In order to make these decisions, reservoir engineers commonly develop models of reservoir behavior. Conventional reservoir models are based on seismic and other geological surveys of the production field, along with conclusions that can be drawn from well logs, pressure transient analysis, and the like. These models are applied to conventional reservoir “simulator” computer programs, by way of which the reservoir engineer can analyze the behavior of the reservoir under production conditions, and by way of which the engineer can simulate the behavior of the reservoir in response to potential reservoir management actions (i.e., “what-if” analysis). Some reservoir simulators approximate fluid flow in the reservoir on a grid of geometric elements, and numerically simulate fluid flow behavior using finite-difference or finite-element techniques to solve for pressure and flow conditions within and between elements in the grid. Simulation of the reservoir behavior is then attained by stepping in time and evolving the inter-element flows and the pressures at each grid element over a sequence of the time steps. However, serious limitations in these conventional finite-element and finite-difference models and simulator techniques preclude their ability to simulate the pressure transient behavior in the wellbore to an extent that could be directly compared with the actual pressure measurements obtained by downhole gates in the wells.
In order to optimize the management of a reservoir, it is desirable for reservoir engineers to validate the reservoir models and simulators based on measurements of the actual performance at the wells. Such validation of the reservoir models allows the reservoir engineer to modify and thus improve the model in response to discrepancies between expected and observed behavior, with the goal of improving the fidelity of the model to the reservoir as observed. However, given the limitations described above, it is difficult to correlate reservoir simulations with measurements of flow rate, temperatures, downhole pressure, and the like obtained during production and during shut-in and draw-down events. On one hand, as described above, the resolution of seismic and other conventional geological surveys is relatively coarse. Conventional finite-element and finite-difference simulators also have relatively coarse resolution, in that the pressure and flow estimates generated by the simulators are averages over each grid element. To maintain reasonable computing times for the simulators, even with today's high-speed computers, the resolution of the grid elements cannot be much smaller than 100 feet, considering that the number of computations required for such simulators typically scale with the cube of the number of grid elements. On the other hand, downhole pressure measurements obtained from the wellbore are spatially precise, in that the sensed pressure is the pressure only at the wellbore location (i.e., corresponding to the pressure within only a small radius of the wellbore, such as one foot), and are not necessarily representative of the average pressure of the surrounding volume at a radius of 100 feet. Therefore, even if the model were accurate, the simulated reservoir pressure for a grid element may not match the measured reservoir pressure at the precise location of the well within the grid volume.

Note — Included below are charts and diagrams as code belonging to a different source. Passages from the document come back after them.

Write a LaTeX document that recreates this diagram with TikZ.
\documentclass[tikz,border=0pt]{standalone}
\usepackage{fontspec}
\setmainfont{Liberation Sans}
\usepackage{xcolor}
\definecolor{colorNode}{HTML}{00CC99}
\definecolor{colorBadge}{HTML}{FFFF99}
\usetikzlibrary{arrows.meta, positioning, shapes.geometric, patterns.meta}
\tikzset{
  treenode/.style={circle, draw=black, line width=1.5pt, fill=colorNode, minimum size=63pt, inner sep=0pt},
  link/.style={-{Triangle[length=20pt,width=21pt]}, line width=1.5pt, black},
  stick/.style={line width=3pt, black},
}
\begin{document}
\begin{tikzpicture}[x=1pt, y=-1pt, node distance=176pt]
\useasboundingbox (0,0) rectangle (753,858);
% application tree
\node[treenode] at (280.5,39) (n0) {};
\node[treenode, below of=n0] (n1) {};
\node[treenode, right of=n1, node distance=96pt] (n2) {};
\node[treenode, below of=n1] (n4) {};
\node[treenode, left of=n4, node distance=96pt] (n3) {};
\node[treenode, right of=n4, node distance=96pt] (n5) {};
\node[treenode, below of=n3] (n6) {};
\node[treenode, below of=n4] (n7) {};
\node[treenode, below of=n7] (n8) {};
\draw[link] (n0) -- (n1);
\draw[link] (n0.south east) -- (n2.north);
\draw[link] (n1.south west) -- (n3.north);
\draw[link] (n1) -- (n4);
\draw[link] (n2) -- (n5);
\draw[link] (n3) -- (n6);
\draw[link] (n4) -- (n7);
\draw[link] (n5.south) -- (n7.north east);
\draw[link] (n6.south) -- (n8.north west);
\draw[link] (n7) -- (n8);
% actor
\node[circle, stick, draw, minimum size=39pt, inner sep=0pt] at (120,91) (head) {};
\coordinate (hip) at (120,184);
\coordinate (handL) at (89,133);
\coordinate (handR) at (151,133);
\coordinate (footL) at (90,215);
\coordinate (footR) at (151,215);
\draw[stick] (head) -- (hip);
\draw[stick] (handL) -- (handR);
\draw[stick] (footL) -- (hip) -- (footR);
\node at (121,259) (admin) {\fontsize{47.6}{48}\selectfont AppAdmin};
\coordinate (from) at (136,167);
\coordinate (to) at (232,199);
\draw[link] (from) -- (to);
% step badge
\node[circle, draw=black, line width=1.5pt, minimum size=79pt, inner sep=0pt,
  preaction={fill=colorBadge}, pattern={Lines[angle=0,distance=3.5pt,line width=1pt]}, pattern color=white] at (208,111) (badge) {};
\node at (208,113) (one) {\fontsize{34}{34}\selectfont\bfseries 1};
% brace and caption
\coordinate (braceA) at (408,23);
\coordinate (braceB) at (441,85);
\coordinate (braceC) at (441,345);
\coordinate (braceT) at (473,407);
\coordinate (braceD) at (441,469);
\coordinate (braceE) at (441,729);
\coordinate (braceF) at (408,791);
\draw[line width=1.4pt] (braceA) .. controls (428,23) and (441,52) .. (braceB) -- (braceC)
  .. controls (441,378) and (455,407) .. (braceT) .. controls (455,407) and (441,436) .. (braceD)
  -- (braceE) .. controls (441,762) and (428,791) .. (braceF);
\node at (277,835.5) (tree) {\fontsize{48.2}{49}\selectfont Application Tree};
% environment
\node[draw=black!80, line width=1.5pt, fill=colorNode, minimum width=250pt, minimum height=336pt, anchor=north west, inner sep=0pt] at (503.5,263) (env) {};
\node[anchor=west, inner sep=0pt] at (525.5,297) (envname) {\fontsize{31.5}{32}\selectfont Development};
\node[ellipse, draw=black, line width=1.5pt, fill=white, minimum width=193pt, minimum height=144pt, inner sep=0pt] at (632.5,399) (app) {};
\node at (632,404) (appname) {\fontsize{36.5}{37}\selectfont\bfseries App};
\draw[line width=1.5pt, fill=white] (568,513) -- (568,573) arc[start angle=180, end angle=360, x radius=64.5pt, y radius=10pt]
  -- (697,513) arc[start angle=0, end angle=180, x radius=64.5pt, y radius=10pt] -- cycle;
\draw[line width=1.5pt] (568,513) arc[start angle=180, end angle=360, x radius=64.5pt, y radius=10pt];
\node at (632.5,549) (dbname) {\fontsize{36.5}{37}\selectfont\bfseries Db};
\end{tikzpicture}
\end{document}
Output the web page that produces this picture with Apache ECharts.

To summarize, conventional reservoir modeling and data gathering and analysis techniques are limited in several ways. These conventional approaches are generally limited to the single-well situation, and thus cannot comprehend the real-world situation of multiple wells producing from the same formation. In addition, the time duration that can be analyzed using these conventional approaches is necessarily limited, especially considering that inter-well effects on pressure measurements must be avoided. Accordingly, the visibility of this analysis at significant distances from the wellbore into the formation is limited. In addition, only simple reservoir geometries are suitable for analysis by these conventional techniques.
Unfortunately, these complexities are in fact present in many reservoirs, especially in those oil and gas reserves that are currently being developed at extreme depths and at remote locations. As such, substantial differences between reservoir behavior as predicted by the model and reservoir behavior as observed via downhole pressure measurements and other measurements often result. Therefore, despite the availability of a large amount of real-time downhole pressure data from modern-day production fields, good correlation of that data with conventional reservoir models is seldom attained.
Conventional reservoir models and simulators are also not conducive to efficient reconfiguration and modification. Ideally, reservoir engineers would carry out multiple iterations of adjusting the reservoir model in response to discrepancies between observed performance and that predicted by the model, followed by verification of the modified model with the actual reservoir behavior as measured, to ultimately converging to an accurate reservoir model. But known numerical reservoir modeling and simulation techniques are not well-suited for iterative modification in this manner. For example, the numerical approaches of finite-element and finite-difference analysis require re-gridding of the entire reservoir in response to any change in reservoir shape or boundary geometry, no matter how small the change. In addition, long computing times are required to execute these conventional numerical simulators, reducing the ability to interactively modify the model to correspond to observed data, even if good correlation between model and measurements were achievable in the first place.
By way of further background, boundary-element formulations of the pressure-transient analysis problem are described in Kikani et al., “Pressure-Transient Analysis of Arbitrarily Shaped Reservoirs With the Boundary-Element Method”, SPE Formation Evaluation (March 1992), pp. 53-60; and in Kikani et al., “Modeling Pressure-Transient Behavior of Sectionally Homogeneous Reservoirs by the Boundary-Element Method”, SPE Formation Evaluation (June 1993), pp. 145-52, both incorporated herein by this reference.
By way of further background, an approach to pressure transient analysis that is useful in generalized radial and linear models with heterogeneities is described in Levitan et al., “General Heterogeneous Radial and Linear Models for Well Test Analysis”, 70th Annual Technical Conference and Exhibition, Paper No. SPE 30554 (1995), pp. 225-38, incorporated herein by this reference.